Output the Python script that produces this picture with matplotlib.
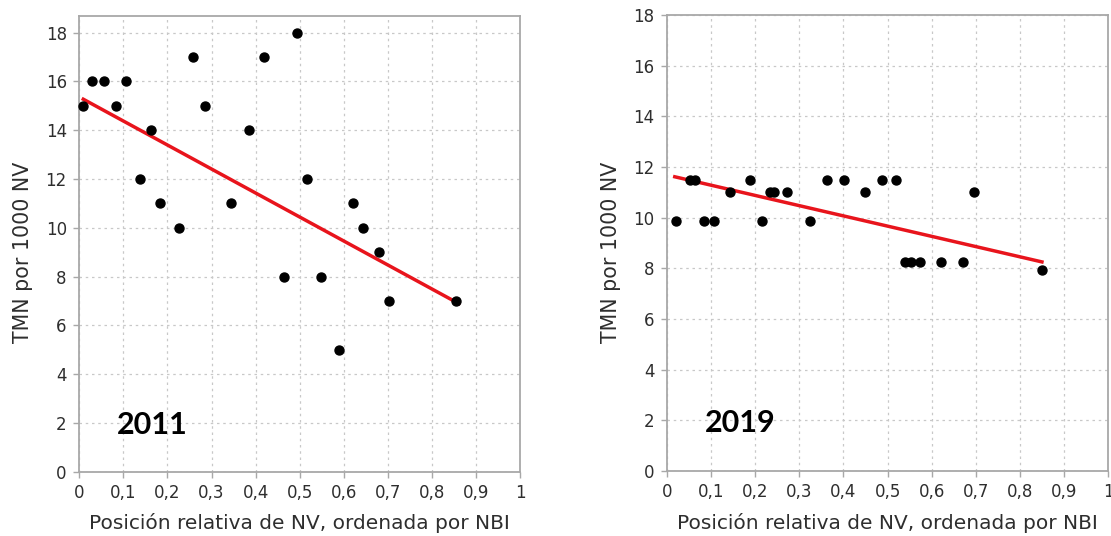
import matplotlib
matplotlib.use("Agg")
import matplotlib.pyplot as plt

# 2011 panel
x_2011 = [0.009, 0.029, 0.055, 0.083, 0.106, 0.137, 0.162, 0.184, 0.226, 0.257,
          0.286, 0.344, 0.386, 0.418, 0.464, 0.495, 0.517, 0.548, 0.590, 0.621,
          0.643, 0.680, 0.702, 0.854]
y_2011 = [15, 16, 16, 15, 16, 12, 14, 11, 10, 17,
          15, 11, 14, 17, 8, 18, 12, 8, 5, 11,
          10, 9, 7, 7]
trend_x_2011 = [0.009, 0.861]
trend_y_2011 = [15.27, 6.89]

# 2019 panel
x_2019 = [0.021, 0.051, 0.064, 0.084, 0.106, 0.142, 0.188, 0.216, 0.233, 0.242,
          0.271, 0.323, 0.363, 0.402, 0.448, 0.488, 0.519, 0.540, 0.553, 0.573,
          0.622, 0.671, 0.695, 0.851]
y_2019 = [9.85, 11.5, 11.5, 9.85, 9.85, 11.0, 11.5, 9.85, 11.0, 11.0,
          11.0, 9.85, 11.5, 11.5, 11.0, 11.5, 11.5, 8.25, 8.25, 8.25,
          8.25, 8.25, 11.0, 7.95]
trend_x_2019 = [0.0175, 0.850]
trend_y_2019 = [11.61, 8.25]

x_ticks = [0, 0.1, 0.2, 0.3, 0.4, 0.5, 0.6, 0.7, 0.8, 0.9, 1]
x_tick_labels = ["0", "0,1", "0,2", "0,3", "0,4", "0,5", "0,6", "0,7", "0,8", "0,9", "1"]
y_ticks = [0, 2, 4, 6, 8, 10, 12, 14, 16, 18]

XLABEL = "Posición relativa de NV, ordenada por NBI"
YLABEL = "TMN por 1000 NV"

plt.rcParams["font.family"] = ["DejaVu Sans"]

fig = plt.figure(figsize=(11.11, 5.36), dpi=100)
ax1 = fig.add_axes([0.0714, 0.120, 0.3967, 0.851])
ax2 = fig.add_axes([0.6004, 0.1213, 0.397, 0.851])


def style_panel(ax, ytop):
    ax.set_xlim(0, 1)
    ax.set_ylim(0, ytop)
    ax.set_xticks(x_ticks)
    ax.set_xticklabels(x_tick_labels)
    ax.set_yticks(y_ticks)
    ax.grid(True, color="#c8c8c8", linestyle=(0, (2, 3)), linewidth=0.9)
    ax.set_axisbelow(True)
    for side in ax.spines.values():
        side.set_color("#a8a8a8")
        side.set_linewidth(1.3)
    ax.tick_params(axis="both", colors="#a8a8a8", labelcolor="#2e2e2e",
                   labelsize=12, length=4, width=1, pad=5)
    ax.set_xlabel(XLABEL, fontsize=14.5, color="#2e2e2e", labelpad=8)
    ax.set_ylabel(YLABEL, fontsize=14.8, color="#2e2e2e")
    ax.yaxis.set_label_coords(-0.105, 0.48)


for ax, xs, ys, tx, ty, year, ytop in [
        (ax1, x_2011, y_2011, trend_x_2011, trend_y_2011, "2011", 18.7),
        (ax2, x_2019, y_2019, trend_x_2019, trend_y_2019, "2019", 18.0)]:
    style_panel(ax, ytop)
    ax.plot(tx, ty, color="#e8141c", linewidth=2.5, zorder=3)
    ax.scatter(xs, ys, s=42, color="black", zorder=4, clip_on=False)
    ax.text(0.166, 1.9, year, fontsize=22, fontweight="bold",
            family=["Lato", "DejaVu Sans"], color="black",
            ha="center", va="center")

fig.savefig("out.png", dpi=100)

━━━━━━━━━━

*OBJECTIVE*
Reproduce the material above exactly, first line through the line that contains "trend_y_2019 = [11.61, 8.25]", minus the pictures.

*THE RESPONSE*
Output the Python script that produces this picture with matplotlib.
import matplotlib
matplotlib.use("Agg")
import matplotlib.pyplot as plt

# 2011 panel
x_2011 = [0.009, 0.029, 0.055, 0.083, 0.106, 0.137, 0.162, 0.184, 0.226, 0.257,
          0.286, 0.344, 0.386, 0.418, 0.464, 0.495, 0.517, 0.548, 0.590, 0.621,
          0.643, 0.680, 0.702, 0.854]
y_2011 = [15, 16, 16, 15, 16, 12, 14, 11, 10, 17,
          15, 11, 14, 17, 8, 18, 12, 8, 5, 11,
          10, 9, 7, 7]
trend_x_2011 = [0.009, 0.861]
trend_y_2011 = [15.27, 6.89]

# 2019 panel
x_2019 = [0.021, 0.051, 0.064, 0.084, 0.106, 0.142, 0.188, 0.216, 0.233, 0.242,
          0.271, 0.323, 0.363, 0.402, 0.448, 0.488, 0.519, 0.540, 0.553, 0.573,
          0.622, 0.671, 0.695, 0.851]
y_2019 = [9.85, 11.5, 11.5, 9.85, 9.85, 11.0, 11.5, 9.85, 11.0, 11.0,
          11.0, 9.85, 11.5, 11.5, 11.0, 11.5, 11.5, 8.25, 8.25, 8.25,
          8.25, 8.25, 11.0, 7.95]
trend_x_2019 = [0.0175, 0.850]
trend_y_2019 = [11.61, 8.25]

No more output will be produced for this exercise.